─── Data extract ───

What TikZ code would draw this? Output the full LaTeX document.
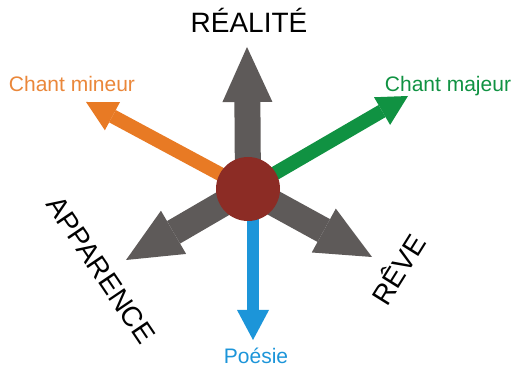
\documentclass[tikz,border=0pt]{standalone}
\usepackage{fontspec}
\setmainfont{Liberation Sans}
\usetikzlibrary{arrows.meta}
\definecolor{axegray}{HTML}{5E5A59}
\definecolor{hubred}{HTML}{8C2C25}
\definecolor{mineurorange}{HTML}{E87A24}
\definecolor{majeurgreen}{HTML}{109242}
\definecolor{poesieblue}{HTML}{1C95D9}

\begin{document}
\begin{tikzpicture}[x=1pt, y=1pt,
  hub/.style={circle, fill=hubred, minimum size=64pt, inner sep=0pt},
  axe/.style={draw=axegray, line width=26pt, -{Triangle[length=55pt 0, width=50pt 0, line width=0pt]}, fill=axegray},
  chant/.style={line width=14pt, -{Triangle[length=30pt 0, width=32pt 0, line width=0pt]}},
  biglbl/.style={font=\fontsize{28}{30}\selectfont, text=black, inner sep=0pt},
  smalllbl/.style={font=\fontsize{21}{23}\selectfont, inner sep=0pt, anchor=base}
]
\useasboundingbox (0,0) rectangle (518,366);
\coordinate (o) at (248,177);
\coordinate (realite) at (247,319);
\coordinate (apparence) at (126,106);
\coordinate (reve) at (372,109);
\coordinate (mineur) at (86,264);
\coordinate (majeur) at (408,270);
\coordinate (poesie) at (253,26);

% les trois grands axes
\draw[axe] (o) -- (realite);
\draw[axe] (o) -- (apparence);
\draw[axe] (o) -- (reve);
% les chants et la poesie
\draw[chant, draw=mineurorange, fill=mineurorange] (o) -- (mineur);
\draw[chant, draw=majeurgreen, fill=majeurgreen] (o) -- (majeur);
\draw[chant, line width=12pt, draw=poesieblue, fill=poesieblue] (o -| poesie) -- (poesie);
\node[hub] (h) at (o) {};

\node[biglbl, anchor=base] (lrealite) at (249,333) {RÉALITÉ};
\node[biglbl, rotate=-56] (lapparence) at (101,96) {APPARENCE};
\node[biglbl, rotate=58] (lreve) at (397,97) {RÊVE};
\node[smalllbl, text=mineurorange!90!white] (lmineur) at (72,274) {Chant mineur};
\node[smalllbl, text=majeurgreen] (lmajeur) at (448,274) {Chant majeur};
\node[smalllbl, text=poesieblue] (lpoesie) at (256,3) {Poésie};
\end{tikzpicture}
\end{document}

───

— Exercise directions —
Skipping the pictures, transcribe each line above exactly as it appears.

— Complete output —
What TikZ code would draw this? Output the full LaTeX document.
\documentclass[tikz,border=0pt]{standalone}
\usepackage{fontspec}
\setmainfont{Liberation Sans}
\usetikzlibrary{arrows.meta}
\definecolor{axegray}{HTML}{5E5A59}
\definecolor{hubred}{HTML}{8C2C25}
\definecolor{mineurorange}{HTML}{E87A24}
\definecolor{majeurgreen}{HTML}{109242}
\definecolor{poesieblue}{HTML}{1C95D9}

\begin{document}
\begin{tikzpicture}[x=1pt, y=1pt,
  hub/.style={circle, fill=hubred, minimum size=64pt, inner sep=0pt},
  axe/.style={draw=axegray, line width=26pt, -{Triangle[length=55pt 0, width=50pt 0, line width=0pt]}, fill=axegray},
  chant/.style={line width=14pt, -{Triangle[length=30pt 0, width=32pt 0, line width=0pt]}},
  biglbl/.style={font=\fontsize{28}{30}\selectfont, text=black, inner sep=0pt},
  smalllbl/.style={font=\fontsize{21}{23}\selectfont, inner sep=0pt, anchor=base}
]
\useasboundingbox (0,0) rectangle (518,366);
\coordinate (o) at (248,177);
\coordinate (realite) at (247,319);
\coordinate (apparence) at (126,106);
\coordinate (reve) at (372,109);
\coordinate (mineur) at (86,264);
\coordinate (majeur) at (408,270);
\coordinate (poesie) at (253,26);

% les trois grands axes
\draw[axe] (o) -- (realite);
\draw[axe] (o) -- (apparence);
\draw[axe] (o) -- (reve);
% les chants et la poesie
\draw[chant, draw=mineurorange, fill=mineurorange] (o) -- (mineur);
\draw[chant, draw=majeurgreen, fill=majeurgreen] (o) -- (majeur);
\draw[chant, line width=12pt, draw=poesieblue, fill=poesieblue] (o -| poesie) -- (poesie);
\node[hub] (h) at (o) {};

\node[biglbl, anchor=base] (lrealite) at (249,333) {RÉALITÉ};
\node[biglbl, rotate=-56] (lapparence) at (101,96) {APPARENCE};
\node[biglbl, rotate=58] (lreve) at (397,97) {RÊVE};
\node[smalllbl, text=mineurorange!90!white] (lmineur) at (72,274) {Chant mineur};
\node[smalllbl, text=majeurgreen] (lmajeur) at (448,274) {Chant majeur};
\node[smalllbl, text=poesieblue] (lpoesie) at (256,3) {Poésie};
\end{tikzpicture}
\end{document}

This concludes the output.